BEGIN Data supplied
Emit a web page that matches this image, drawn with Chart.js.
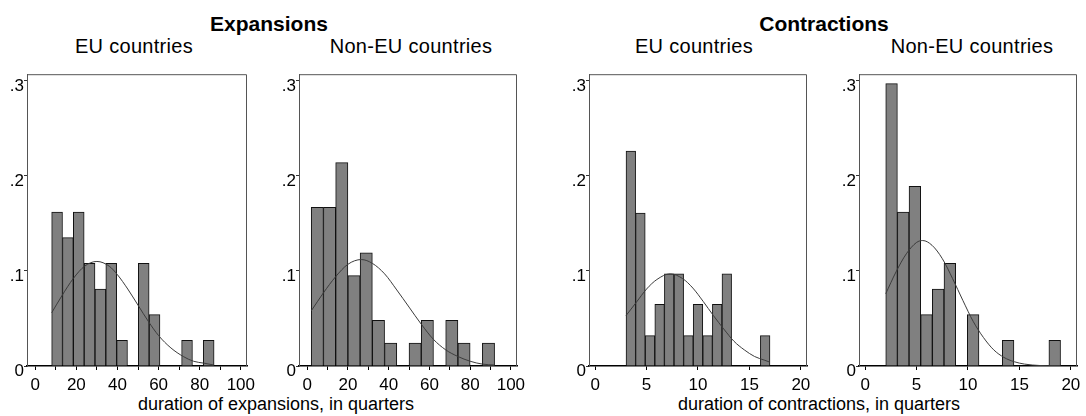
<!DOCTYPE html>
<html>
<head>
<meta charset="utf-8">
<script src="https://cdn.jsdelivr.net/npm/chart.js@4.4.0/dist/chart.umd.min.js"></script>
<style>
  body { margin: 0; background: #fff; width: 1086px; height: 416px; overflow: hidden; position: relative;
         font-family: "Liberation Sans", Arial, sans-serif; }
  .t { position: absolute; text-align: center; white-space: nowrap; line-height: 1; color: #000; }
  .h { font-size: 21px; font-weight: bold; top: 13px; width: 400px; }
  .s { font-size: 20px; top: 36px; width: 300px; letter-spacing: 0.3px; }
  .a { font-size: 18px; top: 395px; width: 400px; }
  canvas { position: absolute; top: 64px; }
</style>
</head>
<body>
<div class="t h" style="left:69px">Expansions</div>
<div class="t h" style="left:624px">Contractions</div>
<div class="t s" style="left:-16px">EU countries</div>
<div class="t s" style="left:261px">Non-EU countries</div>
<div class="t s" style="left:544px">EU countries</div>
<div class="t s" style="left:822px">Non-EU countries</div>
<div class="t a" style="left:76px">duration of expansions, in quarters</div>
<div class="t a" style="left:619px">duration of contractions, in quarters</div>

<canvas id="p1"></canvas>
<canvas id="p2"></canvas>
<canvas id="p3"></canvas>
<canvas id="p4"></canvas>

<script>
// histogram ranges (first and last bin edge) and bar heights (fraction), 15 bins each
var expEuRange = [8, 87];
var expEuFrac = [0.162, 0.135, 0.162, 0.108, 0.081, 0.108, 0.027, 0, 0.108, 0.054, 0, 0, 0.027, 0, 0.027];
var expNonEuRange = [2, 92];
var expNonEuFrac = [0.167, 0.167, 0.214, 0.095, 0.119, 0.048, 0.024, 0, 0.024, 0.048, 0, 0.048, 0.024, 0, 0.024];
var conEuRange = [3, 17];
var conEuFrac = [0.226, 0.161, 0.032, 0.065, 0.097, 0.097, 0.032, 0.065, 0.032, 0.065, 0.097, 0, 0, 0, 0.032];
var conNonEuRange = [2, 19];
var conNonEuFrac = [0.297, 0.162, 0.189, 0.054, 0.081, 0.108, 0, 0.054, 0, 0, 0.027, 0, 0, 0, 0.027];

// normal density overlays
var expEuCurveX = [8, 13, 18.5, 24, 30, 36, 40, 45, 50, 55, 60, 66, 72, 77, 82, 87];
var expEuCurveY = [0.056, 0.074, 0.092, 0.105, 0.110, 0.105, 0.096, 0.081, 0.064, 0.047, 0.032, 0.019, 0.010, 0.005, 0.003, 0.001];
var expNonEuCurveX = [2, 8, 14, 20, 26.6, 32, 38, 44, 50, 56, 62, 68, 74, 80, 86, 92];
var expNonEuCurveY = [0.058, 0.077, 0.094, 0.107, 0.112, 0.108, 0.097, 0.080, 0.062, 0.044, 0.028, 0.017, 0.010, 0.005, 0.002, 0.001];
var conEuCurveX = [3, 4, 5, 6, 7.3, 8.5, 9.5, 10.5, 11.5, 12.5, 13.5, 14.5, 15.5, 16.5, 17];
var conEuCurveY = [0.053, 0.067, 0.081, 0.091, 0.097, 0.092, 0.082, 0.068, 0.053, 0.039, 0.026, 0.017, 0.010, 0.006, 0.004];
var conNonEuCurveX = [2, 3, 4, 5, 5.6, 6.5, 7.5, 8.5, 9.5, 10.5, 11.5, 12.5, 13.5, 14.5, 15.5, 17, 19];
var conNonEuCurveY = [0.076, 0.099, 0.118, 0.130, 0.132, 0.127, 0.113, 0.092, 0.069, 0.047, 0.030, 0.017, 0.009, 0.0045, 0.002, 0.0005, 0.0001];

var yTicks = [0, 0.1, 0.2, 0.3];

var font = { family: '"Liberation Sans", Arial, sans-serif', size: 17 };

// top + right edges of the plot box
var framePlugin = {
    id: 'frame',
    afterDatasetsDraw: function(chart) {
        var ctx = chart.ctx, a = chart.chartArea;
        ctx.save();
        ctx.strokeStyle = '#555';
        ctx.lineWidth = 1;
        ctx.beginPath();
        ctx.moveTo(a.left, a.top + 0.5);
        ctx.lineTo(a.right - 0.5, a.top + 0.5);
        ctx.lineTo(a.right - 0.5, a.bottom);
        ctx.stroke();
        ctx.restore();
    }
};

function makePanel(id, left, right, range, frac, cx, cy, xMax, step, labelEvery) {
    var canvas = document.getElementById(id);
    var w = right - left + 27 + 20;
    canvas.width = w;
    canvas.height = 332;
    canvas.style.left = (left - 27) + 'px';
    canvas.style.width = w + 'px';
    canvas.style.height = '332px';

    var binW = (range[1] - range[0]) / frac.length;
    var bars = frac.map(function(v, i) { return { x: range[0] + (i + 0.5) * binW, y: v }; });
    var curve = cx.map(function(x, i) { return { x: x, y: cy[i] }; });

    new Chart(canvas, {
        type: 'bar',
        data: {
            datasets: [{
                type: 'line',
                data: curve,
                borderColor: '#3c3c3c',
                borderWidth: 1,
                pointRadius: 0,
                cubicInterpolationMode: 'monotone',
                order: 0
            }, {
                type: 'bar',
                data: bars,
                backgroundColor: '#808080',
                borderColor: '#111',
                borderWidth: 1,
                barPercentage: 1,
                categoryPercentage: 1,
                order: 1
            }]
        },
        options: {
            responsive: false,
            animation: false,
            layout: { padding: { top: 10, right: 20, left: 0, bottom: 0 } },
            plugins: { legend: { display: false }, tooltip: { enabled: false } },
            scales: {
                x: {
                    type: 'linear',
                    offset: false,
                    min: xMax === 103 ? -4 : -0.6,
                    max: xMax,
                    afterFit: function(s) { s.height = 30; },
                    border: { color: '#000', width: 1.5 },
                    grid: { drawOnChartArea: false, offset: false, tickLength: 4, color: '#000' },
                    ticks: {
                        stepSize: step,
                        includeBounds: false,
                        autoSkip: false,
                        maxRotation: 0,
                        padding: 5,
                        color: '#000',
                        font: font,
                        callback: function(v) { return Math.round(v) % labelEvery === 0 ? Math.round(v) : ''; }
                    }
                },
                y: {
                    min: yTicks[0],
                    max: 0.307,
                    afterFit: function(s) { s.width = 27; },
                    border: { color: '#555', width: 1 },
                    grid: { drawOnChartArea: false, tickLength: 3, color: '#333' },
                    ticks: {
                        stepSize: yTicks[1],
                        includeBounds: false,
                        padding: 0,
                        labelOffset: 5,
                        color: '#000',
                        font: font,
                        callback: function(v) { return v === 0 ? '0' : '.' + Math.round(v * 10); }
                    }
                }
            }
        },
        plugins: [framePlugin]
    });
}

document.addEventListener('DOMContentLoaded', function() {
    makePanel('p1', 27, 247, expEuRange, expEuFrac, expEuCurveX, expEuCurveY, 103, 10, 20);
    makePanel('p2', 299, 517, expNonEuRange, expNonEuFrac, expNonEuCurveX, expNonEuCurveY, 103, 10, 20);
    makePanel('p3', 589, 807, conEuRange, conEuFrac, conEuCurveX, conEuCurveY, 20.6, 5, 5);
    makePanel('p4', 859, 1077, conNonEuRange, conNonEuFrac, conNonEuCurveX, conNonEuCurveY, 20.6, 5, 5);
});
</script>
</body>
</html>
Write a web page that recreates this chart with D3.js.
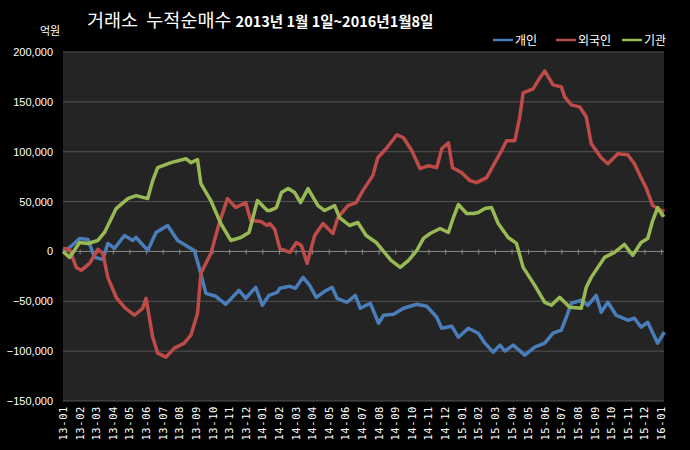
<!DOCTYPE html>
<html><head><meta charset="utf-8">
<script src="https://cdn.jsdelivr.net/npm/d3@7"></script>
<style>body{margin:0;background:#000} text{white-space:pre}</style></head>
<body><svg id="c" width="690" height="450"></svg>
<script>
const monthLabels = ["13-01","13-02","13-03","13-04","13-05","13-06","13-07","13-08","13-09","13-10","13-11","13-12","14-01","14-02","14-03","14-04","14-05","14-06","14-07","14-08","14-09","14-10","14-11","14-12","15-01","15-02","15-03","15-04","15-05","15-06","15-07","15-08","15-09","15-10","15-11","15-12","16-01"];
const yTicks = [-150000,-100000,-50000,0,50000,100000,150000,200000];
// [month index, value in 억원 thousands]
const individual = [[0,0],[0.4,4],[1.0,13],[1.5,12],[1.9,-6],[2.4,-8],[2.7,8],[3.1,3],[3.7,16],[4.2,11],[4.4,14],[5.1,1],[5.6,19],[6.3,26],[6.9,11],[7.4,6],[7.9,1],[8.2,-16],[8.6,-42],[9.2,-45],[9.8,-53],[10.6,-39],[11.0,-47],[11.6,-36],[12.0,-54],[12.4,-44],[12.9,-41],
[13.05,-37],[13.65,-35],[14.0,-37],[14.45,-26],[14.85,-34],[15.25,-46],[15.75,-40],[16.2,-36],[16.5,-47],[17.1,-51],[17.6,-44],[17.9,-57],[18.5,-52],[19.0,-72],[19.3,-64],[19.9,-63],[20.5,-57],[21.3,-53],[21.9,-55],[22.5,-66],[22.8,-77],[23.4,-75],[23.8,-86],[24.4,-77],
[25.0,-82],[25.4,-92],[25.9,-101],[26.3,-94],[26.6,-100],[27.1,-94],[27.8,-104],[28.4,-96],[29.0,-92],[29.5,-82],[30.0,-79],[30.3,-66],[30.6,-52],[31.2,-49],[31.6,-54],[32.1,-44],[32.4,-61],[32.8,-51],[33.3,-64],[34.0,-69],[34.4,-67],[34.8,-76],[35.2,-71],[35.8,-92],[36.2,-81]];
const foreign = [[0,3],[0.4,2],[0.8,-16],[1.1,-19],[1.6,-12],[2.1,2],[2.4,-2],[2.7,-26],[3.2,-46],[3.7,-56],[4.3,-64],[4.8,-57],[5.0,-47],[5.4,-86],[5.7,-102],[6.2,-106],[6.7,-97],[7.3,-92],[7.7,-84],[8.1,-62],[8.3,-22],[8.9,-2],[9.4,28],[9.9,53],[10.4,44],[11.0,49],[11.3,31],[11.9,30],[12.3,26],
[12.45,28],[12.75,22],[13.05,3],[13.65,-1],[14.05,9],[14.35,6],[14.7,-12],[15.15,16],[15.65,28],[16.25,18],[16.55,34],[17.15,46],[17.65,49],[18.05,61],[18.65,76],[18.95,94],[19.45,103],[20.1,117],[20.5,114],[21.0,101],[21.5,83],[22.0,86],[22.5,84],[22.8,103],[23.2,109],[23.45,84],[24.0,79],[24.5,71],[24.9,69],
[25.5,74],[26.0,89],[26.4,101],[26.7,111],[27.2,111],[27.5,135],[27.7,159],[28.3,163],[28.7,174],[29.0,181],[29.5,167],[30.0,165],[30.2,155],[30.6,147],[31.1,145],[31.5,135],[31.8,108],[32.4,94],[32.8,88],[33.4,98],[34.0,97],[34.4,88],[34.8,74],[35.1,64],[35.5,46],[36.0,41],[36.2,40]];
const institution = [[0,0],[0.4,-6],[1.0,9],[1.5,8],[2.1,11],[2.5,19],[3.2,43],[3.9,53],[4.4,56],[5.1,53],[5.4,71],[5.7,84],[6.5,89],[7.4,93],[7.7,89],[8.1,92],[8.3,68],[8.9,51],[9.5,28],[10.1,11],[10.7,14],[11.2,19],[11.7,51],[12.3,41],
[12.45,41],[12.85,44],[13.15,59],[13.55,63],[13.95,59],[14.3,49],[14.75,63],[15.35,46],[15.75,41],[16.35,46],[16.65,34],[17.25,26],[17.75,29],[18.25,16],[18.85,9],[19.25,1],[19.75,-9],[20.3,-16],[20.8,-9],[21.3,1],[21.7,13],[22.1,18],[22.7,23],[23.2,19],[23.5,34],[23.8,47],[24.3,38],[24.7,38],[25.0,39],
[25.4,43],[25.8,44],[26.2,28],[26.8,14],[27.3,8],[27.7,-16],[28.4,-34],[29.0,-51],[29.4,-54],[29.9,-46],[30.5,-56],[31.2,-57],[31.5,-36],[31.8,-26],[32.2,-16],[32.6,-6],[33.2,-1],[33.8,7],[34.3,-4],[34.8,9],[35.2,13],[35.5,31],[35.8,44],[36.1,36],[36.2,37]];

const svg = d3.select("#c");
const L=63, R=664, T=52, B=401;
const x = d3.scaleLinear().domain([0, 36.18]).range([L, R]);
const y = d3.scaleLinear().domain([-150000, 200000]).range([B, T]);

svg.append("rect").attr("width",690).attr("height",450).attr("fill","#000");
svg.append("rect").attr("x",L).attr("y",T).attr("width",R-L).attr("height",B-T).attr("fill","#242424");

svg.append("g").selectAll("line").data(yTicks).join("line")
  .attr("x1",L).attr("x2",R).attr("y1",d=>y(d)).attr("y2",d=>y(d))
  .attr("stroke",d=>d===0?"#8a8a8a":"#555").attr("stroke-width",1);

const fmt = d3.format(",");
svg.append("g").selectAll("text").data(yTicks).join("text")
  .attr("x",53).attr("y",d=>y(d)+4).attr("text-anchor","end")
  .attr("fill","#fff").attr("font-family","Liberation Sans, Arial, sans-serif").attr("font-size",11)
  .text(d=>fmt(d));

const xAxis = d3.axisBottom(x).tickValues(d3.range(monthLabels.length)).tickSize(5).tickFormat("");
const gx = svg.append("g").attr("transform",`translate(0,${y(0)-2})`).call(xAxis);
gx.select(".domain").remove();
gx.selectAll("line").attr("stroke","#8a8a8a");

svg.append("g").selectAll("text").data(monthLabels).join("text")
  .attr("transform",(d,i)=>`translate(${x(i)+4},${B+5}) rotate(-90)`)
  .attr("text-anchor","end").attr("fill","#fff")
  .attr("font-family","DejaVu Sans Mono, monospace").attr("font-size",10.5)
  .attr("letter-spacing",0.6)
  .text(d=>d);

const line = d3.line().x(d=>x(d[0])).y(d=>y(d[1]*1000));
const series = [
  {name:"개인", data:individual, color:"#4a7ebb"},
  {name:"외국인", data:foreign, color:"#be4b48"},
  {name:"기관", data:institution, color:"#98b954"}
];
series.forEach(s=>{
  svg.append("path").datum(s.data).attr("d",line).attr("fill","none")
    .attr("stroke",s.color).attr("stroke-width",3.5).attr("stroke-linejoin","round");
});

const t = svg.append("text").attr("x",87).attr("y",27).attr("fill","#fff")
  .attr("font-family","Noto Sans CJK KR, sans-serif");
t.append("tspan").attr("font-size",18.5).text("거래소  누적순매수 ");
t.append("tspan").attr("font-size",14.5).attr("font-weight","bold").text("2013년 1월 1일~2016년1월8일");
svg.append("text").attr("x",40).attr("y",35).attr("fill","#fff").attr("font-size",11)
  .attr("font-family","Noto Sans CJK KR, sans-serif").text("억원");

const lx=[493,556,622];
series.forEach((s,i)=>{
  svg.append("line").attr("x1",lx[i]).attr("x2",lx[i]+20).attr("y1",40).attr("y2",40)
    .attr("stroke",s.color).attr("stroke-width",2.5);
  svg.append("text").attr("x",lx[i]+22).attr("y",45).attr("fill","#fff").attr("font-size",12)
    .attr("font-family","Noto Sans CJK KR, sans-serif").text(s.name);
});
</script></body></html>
END Data supplied
## Set exercise
Return every line from the records above that holds the word "this".

## Answer to the exercise
Emit a web page that matches this image, drawn with Chart.js.
Write a web page that recreates this chart with D3.js.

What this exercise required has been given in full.